In 1956, after Yitzhak Shamir joined the Mossad, the family moved to Paris, where he kept his distance from the local Jewish community to preserve his cover. Yair and his sister attended French public schools. Yair has said that it was only later, after his own military service and flight training, that he and his father began spending regular time together one-on-one.

Shamir’s children, Yair and Gilada, remained central to his private life, though the family stayed largely out of public view. Since his death in 2012, they have also played a part in shaping how he is remembered. A documentary funded and advanced by his son, built on hundreds of hours of interviews and accompanied by the son’s repeated appearances at screenings, is also part of that process.

When Shamir, His Way was released in 2021, it arrived during a period of prolonged political crisis in Israel, when questions about leadership were already close to the surface. Its 2026 return comes in a different setting, but with some of the same issues still in view. 

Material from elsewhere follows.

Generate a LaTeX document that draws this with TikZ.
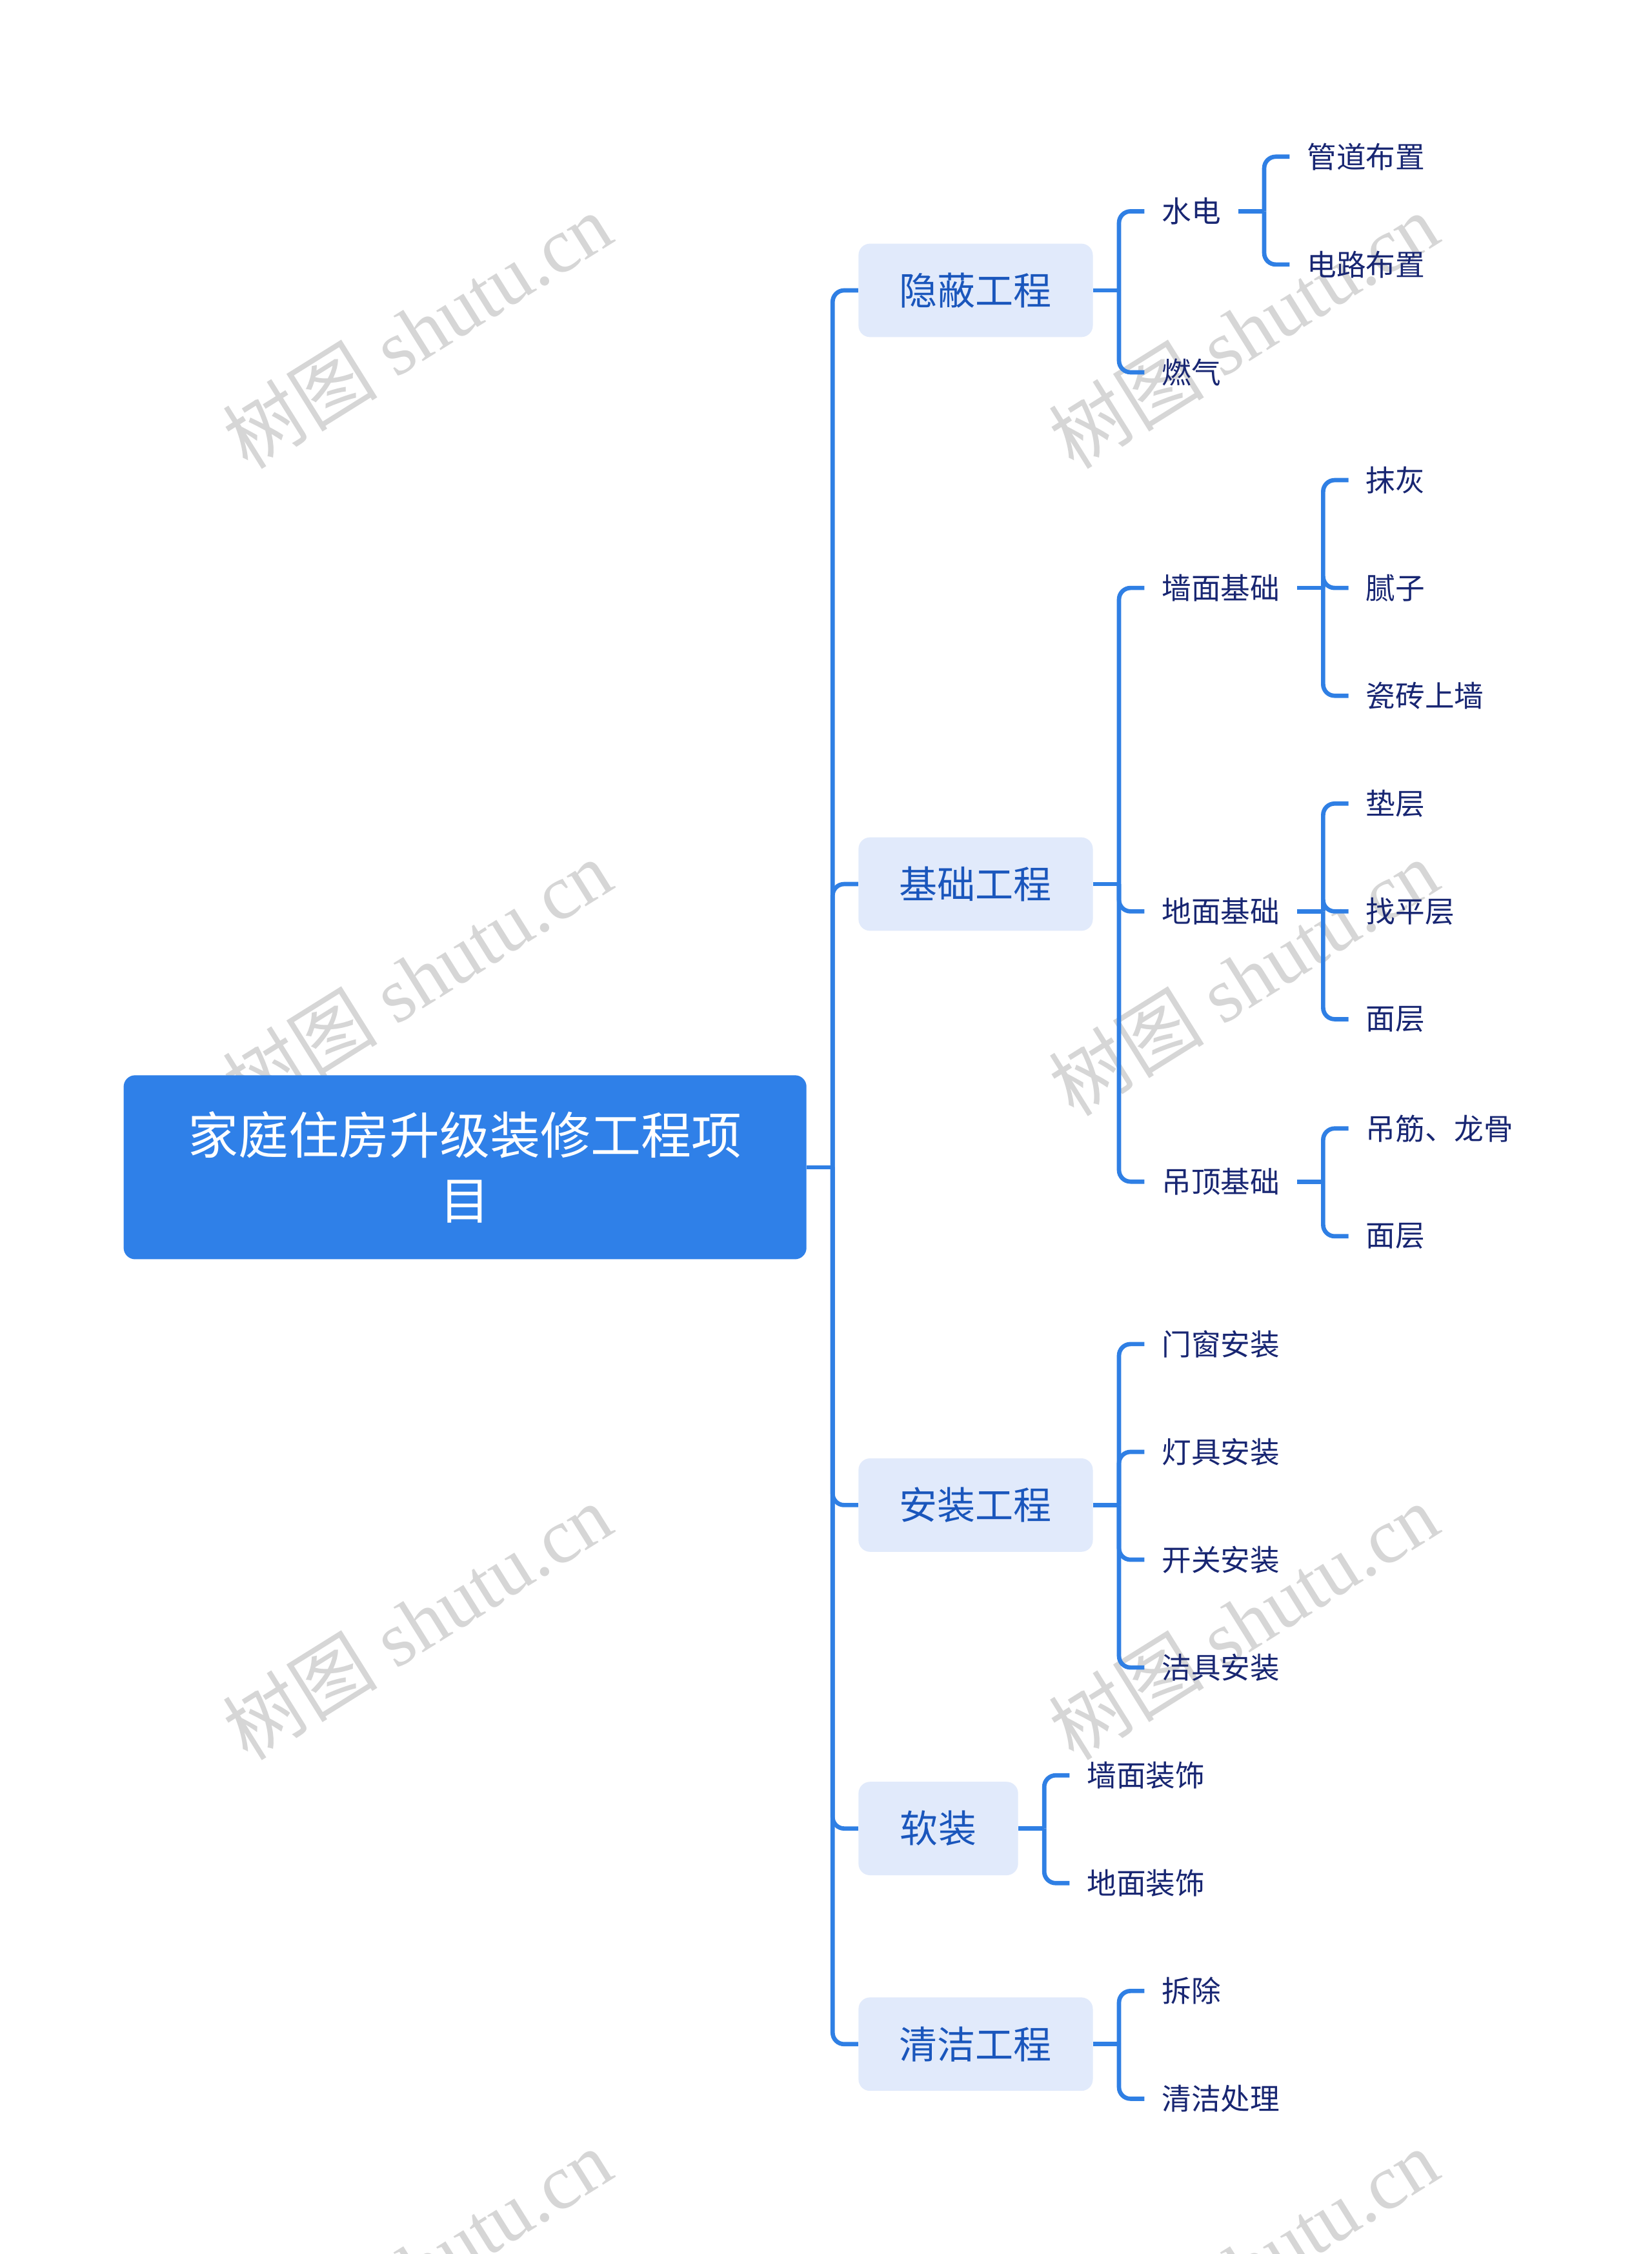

The generation that remembers Shamir firsthand is growing older, while younger audiences are more likely to know him from textbooks, archives, or secondhand political memory.

A screening at the Begin Heritage Center carries its own symbolism. The venue is named for Menachem Begin, whose political relationship with Shamir shaped a major chapter in Israeli public life.

Yair Shamir’s continuous presence at screenings across the country has reinforced the effort to celebrate Yitzhak Shamir’s legacy, giving audiences a chance to ask questions not only about the film but about the man at its center.